L’impact de la construction européenne sur les structures étatiques doit ainsi être souligné. Chacun s’organise pour prendre en compte cette perspective européenne. Les activités industrielles de l’État elles-mêmes sont concernées. L’unification progressive de la demande européenne en matière d’armement et la création de grands groupes industriels imposeront une coordination et une rationalisation des centres techniques et d’essais en Europe. La DCN, de son côté, n’hésite plus à avancer dans le sens d’une coordination et d’échanges croissants avec ses homologues européens, dans le cadre de son statut.

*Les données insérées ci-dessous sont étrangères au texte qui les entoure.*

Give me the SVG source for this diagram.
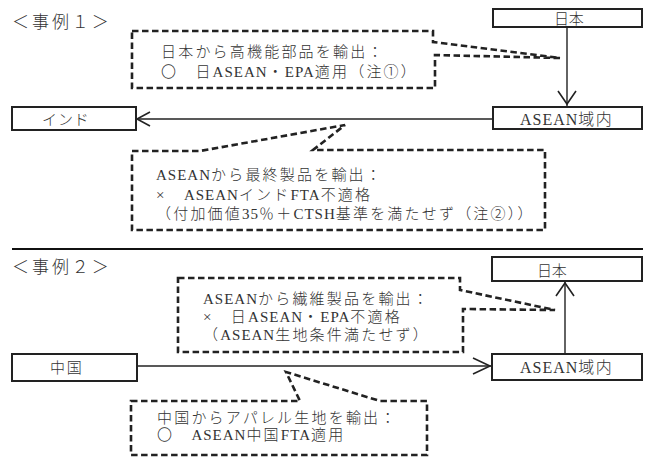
<svg xmlns="http://www.w3.org/2000/svg" width="649" height="457" viewBox="0 0 649 457">
<style>
text{font-family:"Liberation Serif","Noto Sans CJK JP",serif;fill:#333;font-size:15px;font-weight:300;letter-spacing:2.2px}
.l{font-family:"Liberation Serif","Times New Roman",serif;font-weight:400;letter-spacing:1px}
.nl{font-size:16px;letter-spacing:1.5px}
.h{font-size:17px}
.box{fill:#fff;stroke:#222;stroke-width:2}
.call{fill:none;stroke:#222;stroke-width:2.6;stroke-dasharray:6.5 3.5;stroke-linejoin:miter}
.ln{fill:none;stroke:#222;stroke-width:1.4}
.hd{fill:none;stroke:#222;stroke-width:1.6}
.sep{stroke:#111;stroke-width:2.2}
</style>
<rect width="649" height="457" fill="#fff"/>
<text class="h" x="12" y="28" textLength="99" lengthAdjust="spacing">＜事例１＞</text>
<text class="h" x="12" y="273" textLength="99" lengthAdjust="spacing">＜事例２＞</text>
<line class="sep" x1="12" y1="249" x2="643" y2="249"/>
<g id="connectors">
<line class="ln" x1="567" y1="27" x2="567" y2="106"/>
<polyline class="hd" points="558,91 567,104 576,91"/>
<line class="ln" x1="493" y1="119" x2="137" y2="119"/>
<polyline class="hd" points="150,112 137,119 150,126"/>
<line class="ln" x1="137" y1="366" x2="491" y2="366"/>
<polyline class="hd" points="473,358 490,366 473,374"/>
<line class="ln" x1="565" y1="354" x2="565" y2="282"/>
<polyline class="hd" points="556,296 565,283 574,296"/>
</g>
<g id="n_japan1"><rect class="box" x="493" y="9" width="149" height="18"/><text x="554" y="24" textLength="32" lengthAdjust="spacing">日本</text></g>
<g id="n_asean1"><rect class="box" x="493" y="107" width="149" height="22"/><text class="nl" x="520" y="125"><tspan class="l">ASEAN</tspan>域内</text></g>
<g id="n_india"><rect class="box" x="12" y="107" width="124" height="23"/><text x="42" y="125" textLength="49" lengthAdjust="spacing">インド</text></g>
<g id="n_japan2"><rect class="box" x="492" y="257" width="150" height="24"/><text x="537" y="276" textLength="32" lengthAdjust="spacing">日本</text></g>
<g id="n_asean2"><rect class="box" x="492" y="354" width="150" height="26"/><text class="nl" x="520" y="373"><tspan class="l">ASEAN</tspan>域内</text></g>
<g id="n_china"><rect class="box" x="12" y="354" width="125" height="27"/><text x="50" y="373" textLength="34" lengthAdjust="spacing">中国</text></g>
<g id="c1">
<polygon class="call" points="132,31 433,31 433,42 560,58 435,55 435,88 132,88"/>
<text x="161" y="57">日本から高機能部品を輸出：</text>
<text x="161" y="77">〇　日<tspan class="l">ASEAN</tspan>・<tspan class="l">EPA</tspan>適用（注①）</text>
</g>
<g id="c2">
<polygon class="call" points="132,151 200,151 345,125 313,150 545,150 545,230 132,230"/>
<text x="156" y="180"><tspan class="l">ASEAN</tspan>から最終製品を輸出：</text>
<text x="156" y="200">×　<tspan class="l">ASEAN</tspan>インド<tspan class="l">FTA</tspan>不適格</text>
<text x="156" y="219">（付加価値<tspan class="l">35</tspan>％＋<tspan class="l">CTSH</tspan>基準を満たせず（注②））</text>
</g>
<g id="c3">
<polygon class="call" points="178,278 460,278 460,290 555,310 463,309 463,352 178,352"/>
<text x="203" y="304"><tspan class="l">ASEAN</tspan>から繊維製品を輸出：</text>
<text x="203" y="322">×　日<tspan class="l">ASEAN</tspan>・<tspan class="l">EPA</tspan>不適格</text>
<text x="203" y="340">（<tspan class="l">ASEAN</tspan>生地条件満たせず）</text>
</g>
<g id="c4">
<polygon class="call" points="131,401 300,401 286,372 380,401 427,401 427,455 131,455"/>
<text x="157" y="423">中国からアパレル生地を輸出：</text>
<text x="157" y="440">〇　<tspan class="l">ASEAN</tspan>中国<tspan class="l">FTA</tspan>適用</text>
</g>
</svg>
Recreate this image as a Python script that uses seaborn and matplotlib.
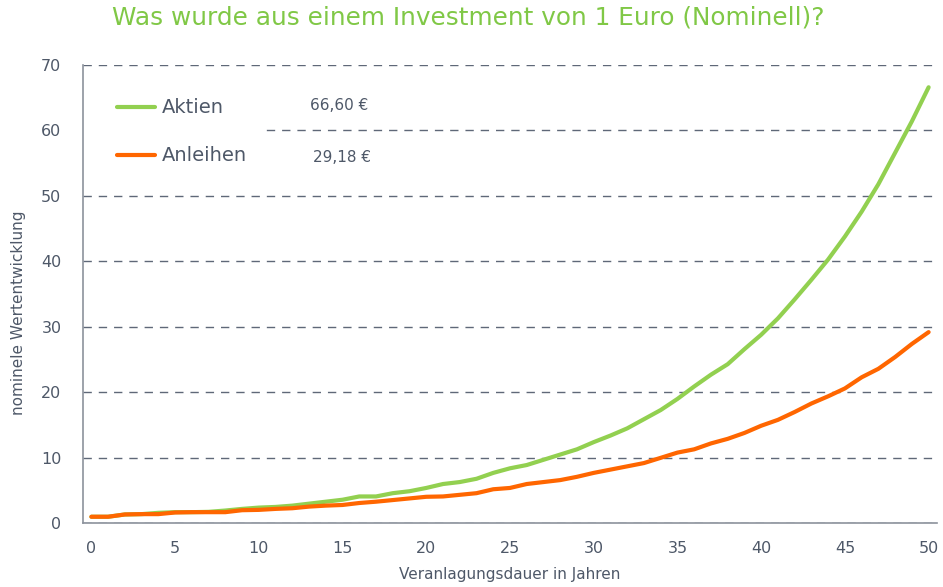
import numpy as np
import pandas as pd
import matplotlib
matplotlib.use("Agg")
import matplotlib.pyplot as plt
import seaborn as sns
from matplotlib.patches import Rectangle
from matplotlib.ticker import FixedLocator

# ---------------- data ----------------
years = list(range(0, 51))
aktien = [1.0, 1.0, 1.35, 1.4, 1.6, 1.7, 1.7, 1.75, 1.95, 2.2,
          2.4, 2.5, 2.7, 3.0, 3.3, 3.6, 4.1, 4.1, 4.6, 4.9,
          5.4, 6.0, 6.3, 6.8, 7.7, 8.4, 8.9, 9.7, 10.5, 11.3,
          12.4, 13.4, 14.5, 15.9, 17.3, 19.0, 20.9, 22.7, 24.3, 26.6,
          28.8, 31.3, 34.2, 37.2, 40.3, 43.8, 47.6, 51.8, 56.6, 61.4,
          66.6]
anleihen = [1.0, 1.0, 1.35, 1.4, 1.4, 1.65, 1.7, 1.7, 1.7, 2.0,
            2.05, 2.2, 2.3, 2.55, 2.7, 2.8, 3.1, 3.3, 3.55, 3.8,
            4.05, 4.1, 4.35, 4.6, 5.2, 5.4, 6.0, 6.3, 6.6, 7.1,
            7.7, 8.2, 8.7, 9.2, 10.0, 10.8, 11.3, 12.2, 12.9, 13.8,
            14.9, 15.8, 17.0, 18.3, 19.4, 20.6, 22.3, 23.6, 25.4, 27.4,
            29.2]
series_names = ["Aktien", "Anleihen"]
end_labels = ["66,60 €", "29,18 €"]
x_ticks = list(range(0, 51, 5))
y_ticks = list(range(0, 71, 10))

title = "Was wurde aus einem Investment von 1 Euro (Nominell)?"
xlabel = "Veranlagungsdauer in Jahren"
ylabel = "nominele Wertentwicklung"

GREEN = "#92D050"
ORANGE = "#FF6600"
TITLE_GREEN = "#80C846"
TEXT = "#4E5868"
AXIS = "#8C929C"
GRID = "#5F6878"

df = pd.DataFrame({
    "Jahr": years * 2,
    "Wert": aktien + anleihen,
    "Serie": [series_names[0]] * len(years) + [series_names[1]] * len(years),
})

sns.set_style("white")
plt.rcParams["font.family"] = ["DejaVu Sans"]

W, H = 943, 587
fig = plt.figure(figsize=(W / 100, H / 100), dpi=100)
ax_l, ax_r, ax_t, ax_b = 83, 937, 65, 523.3
ax = fig.add_axes([ax_l / W, 1 - ax_b / H, (ax_r - ax_l) / W, (ax_b - ax_t) / H])

sns.lineplot(data=df, x="Jahr", y="Wert", hue="Serie",
             palette={series_names[0]: GREEN, series_names[1]: ORANGE},
             linewidth=3.0, ax=ax, legend=False, zorder=3,
             solid_capstyle="round", solid_joinstyle="round")

ax.set_xlim(-0.5, 50.5)
ax.set_ylim(0, 70)

# grid
ax.set_axisbelow(True)
ax.yaxis.grid(True, linestyle=(0, (6, 5)), color=GRID, linewidth=1.0)
ax.xaxis.grid(False)

# spines
for s in ["top", "right"]:
    ax.spines[s].set_visible(False)
for s in ["left", "bottom"]:
    ax.spines[s].set_color(AXIS)
    ax.spines[s].set_linewidth(1.2)

# ticks
ax.set_xticks(x_ticks)
ax.set_xticklabels([str(v) for v in x_ticks])
ax.xaxis.set_minor_locator(FixedLocator(np.arange(4.5, 50, 5)))
ax.tick_params(axis="x", which="major", length=0, pad=12.5,
               labelsize=11.5, labelcolor=TEXT)
ax.tick_params(axis="x", which="minor", length=4.5, width=1.2,
               color=AXIS, direction="out")
ax.set_yticks(y_ticks)
ax.set_yticklabels([str(v) for v in y_ticks])
ax.tick_params(axis="y", which="major", length=5.5, width=1.2, color=AXIS,
               pad=10, labelsize=11.5, labelcolor=TEXT, direction="out")

# axis labels
ax.set_xlabel(xlabel, fontsize=11, color=TEXT)
ax.xaxis.set_label_coords(0.5, (ax_b - 567) / (ax_b - ax_t))
ax.set_ylabel(ylabel, fontsize=11, color=TEXT)
ax.yaxis.set_label_coords((26 - ax_l) / (ax_r - ax_l), 0.46)

# title
fig.text(0.497, 1 - 18 / H, title, ha="center", va="center",
         fontsize=17.8, color=TITLE_GREEN)

# legend area (white box hiding grid lines)
def fx(px):
    return (px - ax_l) / (ax_r - ax_l)

def fy(py):
    return (ax_b - py) / (ax_b - ax_t)

ax.add_patch(Rectangle((0.0, fy(188)), fx(266), fy(72) - fy(188),
                       transform=ax.transAxes, facecolor="white",
                       edgecolor="none", zorder=1.5))

handles = ax.lines[:2]
leg = ax.legend(handles, series_names, loc="center left",
                bbox_to_anchor=(fx(116.7), fy(131.9)), frameon=False,
                fontsize=14, handlelength=1.97, handletextpad=0.35,
                labelspacing=1.5, borderpad=0, borderaxespad=0,
                labelcolor=TEXT)
for lh in leg.get_lines():
    lh.set_linewidth(3.0)
    lh.set_solid_capstyle("round")

ax.text(fx(310), fy(106), end_labels[0], transform=ax.transAxes,
        ha="left", va="center", fontsize=11, color=TEXT, zorder=6)
ax.text(fx(313), fy(157.7), end_labels[1], transform=ax.transAxes,
        ha="left", va="center", fontsize=11, color=TEXT, zorder=6)

fig.savefig("out.png", dpi=100, facecolor="white")
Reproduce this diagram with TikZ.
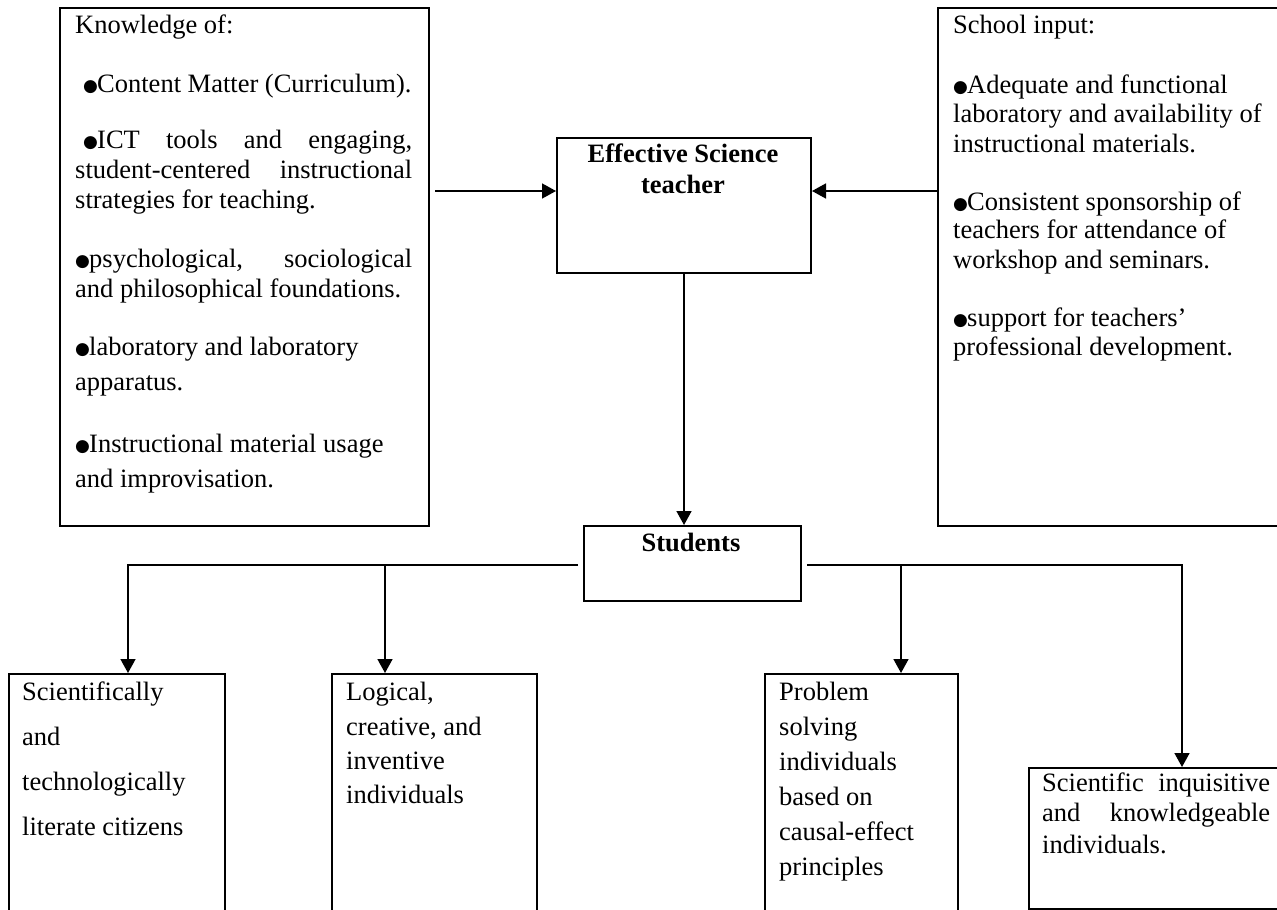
\documentclass[tikz,border=0pt]{standalone}
\usepackage{fontspec}
\setmainfont{Liberation Serif}
\newfontfamily\dejavu{DejaVu Sans}
\usetikzlibrary{arrows.meta}
\newcommand\bul{\makebox[14pt][l]{\dejavu\fontsize{17}{17}\selectfont\raisebox{0.5pt}{●}}}
\newcommand\fs{\fontsize{26.5}{30}\selectfont}
\begin{document}
\begin{tikzpicture}[x=1pt,y=-1pt,
  box/.style={draw, line width=2pt, inner sep=0pt, anchor=north west},
  arr/.style={line width=1.6pt, -{Triangle[length=14pt,width=15pt]}},
  ln/.style={anchor=base west, inner sep=0pt, font=\fs},
  lnc/.style={anchor=base, inner sep=0pt, font=\fs\bfseries}]
\useasboundingbox (0,0) rectangle (1277,910);
\clip (0,0) rectangle (1277,910);
% boxes
\node[box, minimum width=369pt, minimum height=518pt] (know) at (59,7) {};
\node[box, minimum width=400pt, minimum height=518pt] (sch) at (937,7) {};
\node[box, minimum width=254pt, minimum height=135pt] (eff) at (556,137) {};
\node[box, minimum width=217pt, minimum height=75pt] (stu) at (583,525) {};
\node[box, minimum width=216pt, minimum height=300pt] (b1) at (8,673) {};
\node[box, minimum width=205pt, minimum height=300pt] (b2) at (331,673) {};
\node[box, minimum width=193pt, minimum height=300pt] (b3) at (764,673) {};
\node[box, minimum width=306pt, minimum height=141pt] (b4) at (1028,767) {};
% left box text
\node[ln] (k1) at (75,33) {Knowledge of:};
\node[ln] (k2) at (83,92) {\bul Content Matter (Curriculum).};
\node[ln] (k3) at (83,148) {\makebox[329pt][s]{\bul ICT tools and engaging,}};
\node[ln] (k4) at (75,178) {\makebox[337pt][s]{student-centered instructional}};
\node[ln] (k5) at (75,208) {strategies for teaching.};
\node[ln] (k6) at (75,267) {\makebox[337pt][s]{\bul psychological, sociological}};
\node[ln] (k7) at (75,297) {and philosophical foundations.};
\node[ln] (k8) at (75,355) {\bul laboratory and laboratory};
\node[ln] (k9) at (75,390) {apparatus.};
\node[ln] (k10) at (75,452) {\bul Instructional material usage};
\node[ln] (k11) at (75,487) {and improvisation.};
% right box text
\node[ln] (s1) at (953,33) {School input:};
\node[ln] (s2) at (953,93) {\bul Adequate and functional};
\node[ln] (s3) at (953,122) {laboratory and availability of};
\node[ln] (s4) at (953,152) {instructional materials.};
\node[ln] (s5) at (953,210) {\bul Consistent sponsorship of};
\node[ln] (s6) at (953,238) {teachers for attendance of};
\node[ln] (s7) at (953,268) {workshop and seminars.};
\node[ln] (s8) at (953,326) {\bul support for teachers’};
\node[ln] (s9) at (953,355) {professional development.};
% centre texts
\node[lnc] (e1) at (683,162) {Effective Science};
\node[lnc] (e2) at (683,193) {teacher};
\node[lnc] (st) at (691,551) {Students};
% bottom texts
\node[ln] (a1) at (22,700) {Scientifically};
\node[ln] (a2) at (22,745) {and};
\node[ln] (a3) at (22,790) {technologically};
\node[ln] (a4) at (22,835) {literate citizens};
\node[ln] (c1) at (346,700) {Logical,};
\node[ln] (c2) at (346,735) {creative, and};
\node[ln] (c3) at (346,769) {inventive};
\node[ln] (c4) at (346,803) {individuals};
\node[ln] (p1) at (779,700) {Problem};
\node[ln] (p2) at (779,735) {solving};
\node[ln] (p3) at (779,770) {individuals};
\node[ln] (p4) at (779,805) {based on};
\node[ln] (p5) at (779,840) {causal-effect};
\node[ln] (p6) at (779,875) {principles};
\node[ln] (q1) at (1042,791) {\makebox[228pt][s]{Scientific inquisitive}};
\node[ln] (q2) at (1042,821) {\makebox[228pt][s]{and knowledgeable}};
\node[ln] (q3) at (1042,853) {individuals.};
% connectors
\coordinate (la) at (435,191);
\draw[arr] (la) -- (la -| eff.west);
\draw[arr] (la -| sch.west) -- (la -| eff.east);
\draw[arr] (eff.south) -- (eff.south |- stu.north);
\coordinate (hl) at (578,565);
\coordinate (hr) at (807,565);
\draw[arr] (hl) -| ([xshift=11pt]b1.north);
\draw[arr] ([xshift=-49.5pt]b2.north |- hl) -- ([xshift=-49.5pt]b2.north);
\draw[arr] (hr) -| (b4.north);
\draw[arr] ([xshift=39.5pt]b3.north |- hr) -- ([xshift=39.5pt]b3.north);
\end{tikzpicture}
\end{document}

La réorganisation de l’industrie de défense à l’échelle européenne s’impose donc comme une nécessité urgente afin de permettre à nos entreprises de s’imposer demain au plan international. Elle contribuera à faire des Européens des partenaires à part entière des États-Unis dans la relation transatlantique, d’autant plus solidaires qu’ils seront en mesure de s’appuyer sur un rapport d’équilibre. L’édification d’une industrie de défense européenne constitue l’un des points de passage nécessaires à l’affirmation politique de l’Europe.